The Silent Pulpit by Donald Allen Kirch
My rating: 4.5 of 5 stars
Donald Allen Kirch writes an effective short story here, with the appeal of the old school macabre tales of terror and the unknown. His gift for humor is evident, as I found myself chuckling at some of the main characters observations and actions, even though some of it was a bit on the irreverent side. Humor aside, he expertly maintains that sense of dread that a good horror story gives this reader, where I know something bad is coming, and it ain't good. The idea behind this story was very interesting, and there was enough ambiguity that brought to mind the old school ghost stories where I didn't quite know everything that was going on for most of the story, and maybe not even completely at the end. Added to that were a couple of freaky and just downright wrong images that I need scrubbed out of my impressionable, visual brain!

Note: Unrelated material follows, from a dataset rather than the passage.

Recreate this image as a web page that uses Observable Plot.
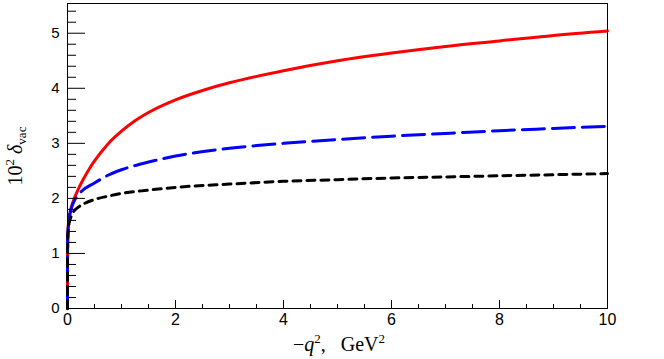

The sinister tone of this story sticks with me, and gives me that lingering feeling of unease and alarm that makes me such a inveterate reader of tales of terror. That makes this a successful read. I liked this story a whole lot, although I didn't quite feel like my idea of justice was done. Of course, I can see that there were seeds with Father Donavon that led him down his unfortunate path. However, this hopeful reader always wishes for the moment of clarity that causes the doomed person to come to their senses before it's too late. But oh well! You can't always get what you want. And the reader can take some comfort in knowing this is just a scary story, and you can turn off your Kindle and go back to your less frightening real life existence. At least until your urge for a good scare brings you back.
Write faster, Donald! I need more scary stories to read!
Overall rating: 4.5 stars.
Thanks for letting me read this one, Don.